WORK TO DO: All of the lines below are to be printed again exactly; images are excluded from the output.

§

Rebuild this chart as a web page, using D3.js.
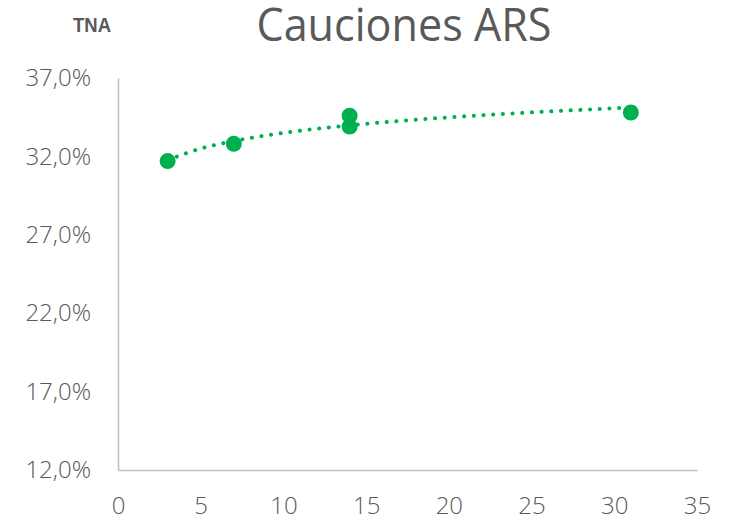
<!DOCTYPE html>
<html>
<head>
<meta charset="utf-8">
<script src="https://cdn.jsdelivr.net/npm/d3@7"></script>
<style>
    body { margin: 0; background: #fff; }
    .axis text { font-family: "Open Sans", sans-serif; font-weight: 300; font-size: 24px; fill: #595959; }
</style>
</head>
<body>
<div id="chart"></div>
<script>
// Data
const plazos = [3, 7, 14, 14, 31];
const tasas = [31.7, 32.8, 34.6, 33.9, 34.8];

// trendline
const trendPlazos = [3, 5, 7, 10, 13, 16, 20, 24, 28, 31];
const trendTasas = [31.77, 32.5, 32.98, 33.5, 33.87, 34.17, 34.49, 34.75, 34.97, 35.12];

const yTicks = [12, 17, 22, 27, 32, 37];
const xTicks = [0, 5, 10, 15, 20, 25, 30, 35];

const green = '#00B050';

let dimensions = {
    width: 729,
    height: 523,
    margin: { top: 78, bottom: 53, left: 118, right: 32 }
};
dimensions.ctrWidth = dimensions.width - dimensions.margin.left - dimensions.margin.right;
dimensions.ctrHeight = dimensions.height - dimensions.margin.top - dimensions.margin.bottom;

// Scales
const xScale = d3.scaleLinear()
    .domain([0, 35])
    .range([0, dimensions.ctrWidth]);

const yScale = d3.scaleLinear()
    .domain([12, 37])
    .range([dimensions.ctrHeight, 0]);

const svg = d3.select('#chart')
    .append('svg')
    .attr('width', dimensions.width)
    .attr('height', dimensions.height);

// Titles
svg.append('text')
    .attr('x', 404)
    .attr('y', 41)
    .attr('text-anchor', 'middle')
    .attr('textLength', 295)
    .attr('lengthAdjust', 'spacingAndGlyphs')
    .style('font-family', '"Open Sans", sans-serif')
    .style('font-size', '46px')
    .style('fill', '#595959')
    .text('Cauciones ARS');

svg.append('text')
    .attr('x', 73)
    .attr('y', 32)
    .attr('textLength', 38)
    .attr('lengthAdjust', 'spacingAndGlyphs')
    .style('font-family', '"Liberation Sans Narrow", "Liberation Sans", sans-serif')
    .style('font-weight', 'bold')
    .style('font-size', '21px')
    .style('fill', '#595959')
    .text('TNA');

const ctr = svg.append('g')
    .attr('transform', `translate(${dimensions.margin.left},${dimensions.margin.top})`);

// Axes
const yAxis = d3.axisLeft(yScale)
    .tickValues(yTicks)
    .tickSize(0)
    .tickPadding(27)
    .tickFormat(d => d3.format('.1f')(d).replace('.', ',') + '%');

ctr.append('g')
    .call(yAxis)
    .classed('axis', true);

const xAxis = d3.axisBottom(xScale)
    .tickValues(xTicks)
    .tickSize(0)
    .tickPadding(27);

ctr.append('g')
    .call(xAxis)
    .attr('transform', `translate(0,${dimensions.ctrHeight})`)
    .classed('axis', true);

ctr.selectAll('.axis .domain')
    .attr('stroke', '#BFBFBF')
    .attr('stroke-width', 1.5);

// Trendline
const line = d3.line()
    .x((d, i) => xScale(trendPlazos[i]))
    .y(d => yScale(d))
    .curve(d3.curveMonotoneX);

ctr.append('path')
    .datum(trendTasas)
    .attr('d', line)
    .attr('fill', 'none')
    .attr('stroke', green)
    .attr('stroke-width', 4)
    .attr('stroke-linecap', 'round')
    .attr('stroke-dasharray', '0.1 9.6');

// Points
ctr.selectAll('circle')
    .data(plazos)
    .join('circle')
    .attr('cx', d => xScale(d))
    .attr('cy', (d, i) => yScale(tasas[i]))
    .attr('r', 8)
    .attr('fill', green);
</script>
</body>
</html>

§

ANSWER:
Rebuild this chart as a web page, using D3.js.
<!DOCTYPE html>
<html>
<head>
<meta charset="utf-8">
<script src="https://cdn.jsdelivr.net/npm/d3@7"></script>
<style>
    body { margin: 0; background: #fff; }
    .axis text { font-family: "Open Sans", sans-serif; font-weight: 300; font-size: 24px; fill: #595959; }
</style>
</head>
<body>
<div id="chart"></div>
<script>
// Data
const plazos = [3, 7, 14, 14, 31];
const tasas = [31.7, 32.8, 34.6, 33.9, 34.8];

// trendline
const trendPlazos = [3, 5, 7, 10, 13, 16, 20, 24, 28, 31];
const trendTasas = [31.77, 32.5, 32.98, 33.5, 33.87, 34.17, 34.49, 34.75, 34.97, 35.12];

const yTicks = [12, 17, 22, 27, 32, 37];
const xTicks = [0, 5, 10, 15, 20, 25, 30, 35];

const green = '#00B050';

let dimensions = {
    width: 729,
    height: 523,
    margin: { top: 78, bottom: 53, left: 118, right: 32 }
};
dimensions.ctrWidth = dimensions.width - dimensions.margin.left - dimensions.margin.right;
dimensions.ctrHeight = dimensions.height - dimensions.margin.top - dimensions.margin.bottom;

// Scales
const xScale = d3.scaleLinear()
    .domain([0, 35])
    .range([0, dimensions.ctrWidth]);

const yScale = d3.scaleLinear()
    .domain([12, 37])
    .range([dimensions.ctrHeight, 0]);

const svg = d3.select('#chart')
    .append('svg')
    .attr('width', dimensions.width)
    .attr('height', dimensions.height);

// Titles
svg.append('text')
    .attr('x', 404)
    .attr('y', 41)
    .attr('text-anchor', 'middle')
    .attr('textLength', 295)
    .attr('lengthAdjust', 'spacingAndGlyphs')
    .style('font-family', '"Open Sans", sans-serif')
    .style('font-size', '46px')
    .style('fill', '#595959')
    .text('Cauciones ARS');

svg.append('text')
    .attr('x', 73)
    .attr('y', 32)
    .attr('textLength', 38)
    .attr('lengthAdjust', 'spacingAndGlyphs')
    .style('font-family', '"Liberation Sans Narrow", "Liberation Sans", sans-serif')
    .style('font-weight', 'bold')
    .style('font-size', '21px')
    .style('fill', '#595959')
    .text('TNA');

const ctr = svg.append('g')
    .attr('transform', `translate(${dimensions.margin.left},${dimensions.margin.top})`);

// Axes
const yAxis = d3.axisLeft(yScale)
    .tickValues(yTicks)
    .tickSize(0)
    .tickPadding(27)
    .tickFormat(d => d3.format('.1f')(d).replace('.', ',') + '%');

ctr.append('g')
    .call(yAxis)
    .classed('axis', true);

const xAxis = d3.axisBottom(xScale)
    .tickValues(xTicks)
    .tickSize(0)
    .tickPadding(27);

ctr.append('g')
    .call(xAxis)
    .attr('transform', `translate(0,${dimensions.ctrHeight})`)
    .classed('axis', true);

ctr.selectAll('.axis .domain')
    .attr('stroke', '#BFBFBF')
    .attr('stroke-width', 1.5);

// Trendline
const line = d3.line()
    .x((d, i) => xScale(trendPlazos[i]))
    .y(d => yScale(d))
    .curve(d3.curveMonotoneX);

ctr.append('path')
    .datum(trendTasas)
    .attr('d', line)
    .attr('fill', 'none')
    .attr('stroke', green)
    .attr('stroke-width', 4)
    .attr('stroke-linecap', 'round')
    .attr('stroke-dasharray', '0.1 9.6');

// Points
ctr.selectAll('circle')
    .data(plazos)
    .join('circle')
    .attr('cx', d => xScale(d))
    .attr('cy', (d, i) => yScale(tasas[i]))
    .attr('r', 8)
    .attr('fill', green);
</script>
</body>
</html>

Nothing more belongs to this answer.